A federal appeals court today upheld a trial judge’s requirement that a man convicted of carjacking can’t enter San Francisco without a probation officer’s permission while he is on supervised release.

U.S. District Judge William Alsup of San Francisco imposed the restriction on Deandre Watson, 20, during Watson’s sentencing in 2008 for hijacking a rental car from a pregnant woman in the city in 2007.

Watson had pleaded guilty to the charge.

The judge sentenced him to six years in prison followed by three years of supervised release, with the condition that Watson could not come to San Francisco during the supervised release without permission of his probation officer.

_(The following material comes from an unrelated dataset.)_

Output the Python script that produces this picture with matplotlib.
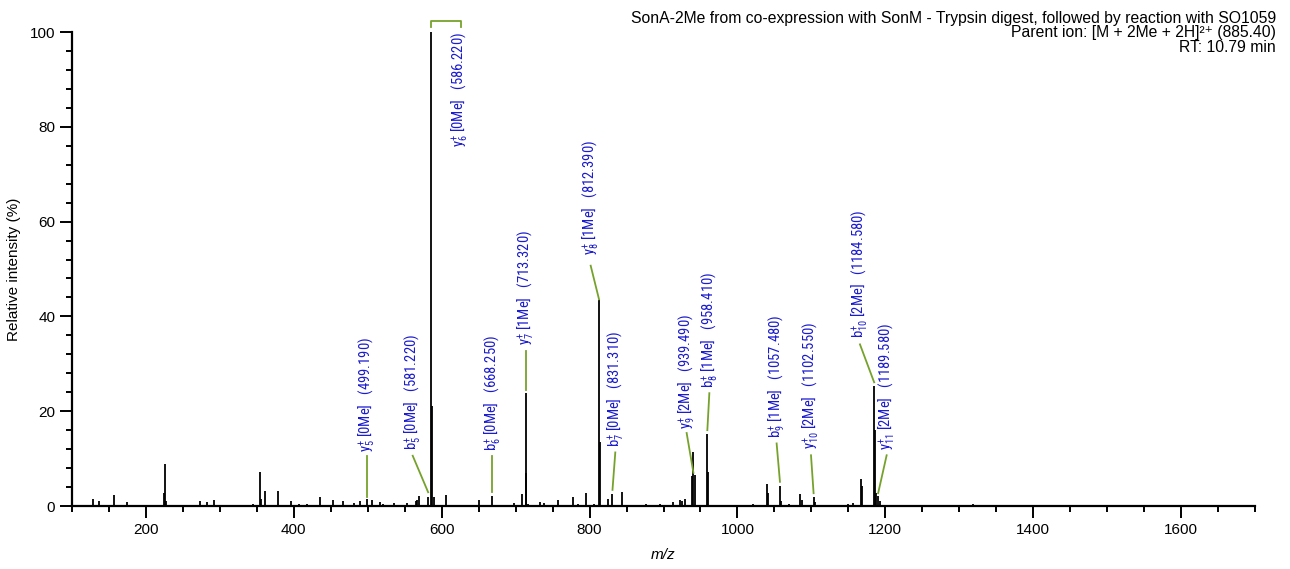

Alsup said during the sentencing that his reason was that he believed if Watson returned to San Francisco during that period, “he’ll be back in trouble again in three days.”

In a presentencing report, probation officials had told the judge that Watson had a record of brushes with law enforcement as a juvenile and was a member of a San Francisco gang known as Eddy Rock.

Watson argued in the appeal that the restriction was a violation of his constitutional right to travel.

But a three-judge panel of the 9th U.S. Circuit Court of Appeals in San Francisco said the condition “is reasonably tied to the court’s stated aims of rehabilitation and deterrence and is no more restrictive than reasonably necessary to serve those purposes.”